Côté bâbord de son rafiot qui prend l’eau, elle nous sert des bobards du genre : « notre vieux système de retraite a 80 ans », il est à bout de souffle, il faut donc le réformer de fond en comble pour le rendre plus juste et plus compréhensible… (sauf pour l’armée et la police, cependant, dont le statut, très favorable, se voit comme par hasard exempté de réforme). Dans le nouveau système, ne vous inquiétez pas, le ‘‘malus’’ ne durera pas, il disparaitra au bout de 2 ans de pension, etc. – on sait depuis longtemps qu’elle assume de mentir pour protéger le président.

Côté tribord, elle nous cache la vérité, elle oublie, toujours comme par hasard, de nous dire ce que dissimulent (mal) ses histoiresde retraite et d’âge pivot. Hier matin, sur France-Inter, elle nous confiait : c’est normal d’être angoissé par rapport à la retraite, « c’est une période de la vie qui n’est pas évidente parce qu’on bascule dans autre chose ». « C’est pas étonnant d’être angoissé… ». Mais Sibeth Ndiaye s’est bien gardée de dire ce qu’est cette « chose » angoissante dans laquelle les futurs retraités basculeront à 64 ans. La porte-parole du gouvernement aurait pourtant pu révéler ce secret de polichinelle… Les Françaises ne sont pas si bêtes, elles savent bien que l’âge pivot de 64 ans correspond à leur espérance de vie en bonne santé [64,1 exactement], c’est-à-dire l’âge auquel les femmes ont toutes les chances de basculer dans la vie en mauvaise santé…« La chose » indicible, c’est donc la mauvaise santé… Les hommes, quant à eux, auront eu de bonnes chances d’avoir déjà goûté à « la chose » en atteignant le fameux âge pivot de 64 ans puisque leur espérance de vie en bonne santé n’est que de 62,7 ans… 

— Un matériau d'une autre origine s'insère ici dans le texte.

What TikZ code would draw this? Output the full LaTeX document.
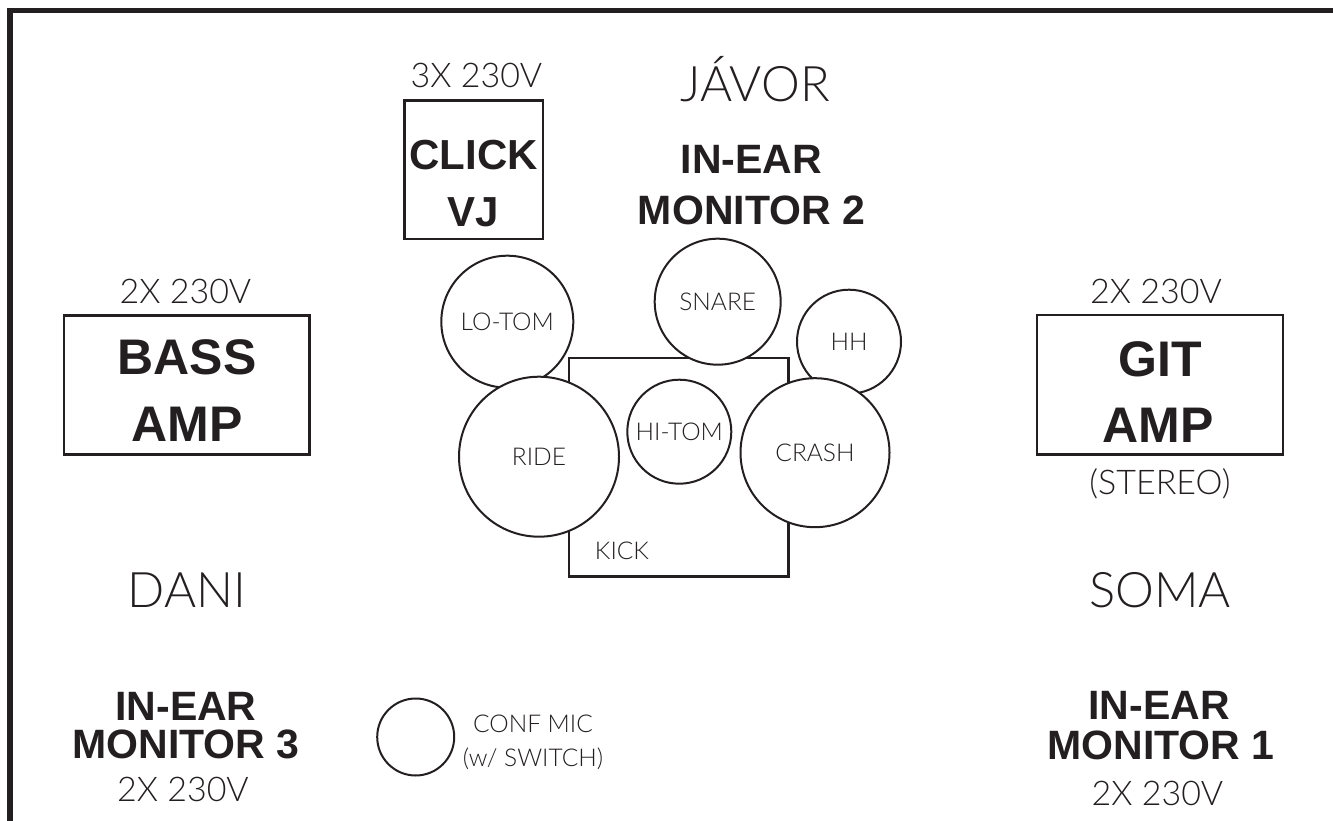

En Allemagne, on raconte que, en 1889, au moment où il mettait en place le premier système de retraites au monde, le chancelier Bismarck aurait demandé à son conseiller : « A quel âge faut-il fixer l’âge de la retraite pour qu’on n’ait jamais à la verser ? ». « A 65 ans, car cela correspond à l’espérance de vie des Allemands » aurait-il répondu. « Va pour 65 ans ! » décida Bismarck.

En France, on raconte que, en 2019, le président Macron demanda à son conseiller : « A quel âge faut-il fixer l’âge de la retraite sans rien perdre en force de travail ? ». « A 64 ans parce que, après, la santé des Françaises et des Français risque fort d’être incompatible avec le boulot… Et il y a peu de chances pour que cela s’améliore car c’est comme ça depuis 10 ans ; et l’état de l’environnement, des conditions de travail, de la médecine, des hôpitaux, etc, en France ne permet pas d’espérer autre chose que davantage de places en EHPAD… ». « Va pour 64 ans ! et davantage de places en EHPAD » décida donc Macron. « L’âge d’équilibre » est ainsi le fil du rasoir qui nous sépare de l’EHPAD.

Pourquoi personne (journalistes, ministres, syndicats, spécialistes de tous genres) ne parle de cette espérance de vie en bonne santé qui ne progresse pas depuis de nombreuses années ? Sans compter que selon les statistiques de l'Insee pourtant facilement accessibles, à 64 ans, les plus pauvres déjà globalement en plus mauvaise santé que les plus riches et les plus diplômés, vivront de toutes façons 7 ans de moins que ces derniers. S'agirait-il d'un tabou soigneusement tu ? (On comprend pourquoi). Est-ce cela que nous souhaitons léguer à nos enfants ? Comme on disait lors de l'instauration de la retraite à 60 ans, "la retraite c'est le capital de ceux qui n'en ont pas". L’objectif de ce gouvernement est au contraire de faire en sorte que le capital devienne la seule retraite viable, c’est à dire qui bénéficiera à ceux qui en ont déjà. Les autres, s'ils ne sont pas déjà morts, seront de toute façon clients de ces EHPAD dont les fonds de pension sont les premiers actionnaires: les revenus des retraités les plus modestes iront ainsi financer encore un peu mieux les longues retraites dont bénéficient les plus aisés.

La mise en place d'une allocation universelle rendrait caduc le débat récurrent entre réforme systémique et paramétrique en mettant fin à ces discussions stériles.

Quelques Barbares

(Vendredi 13 décembre 2019)

Ce blog est personnel, la rédaction n’est pas à l’origine de ses contenus.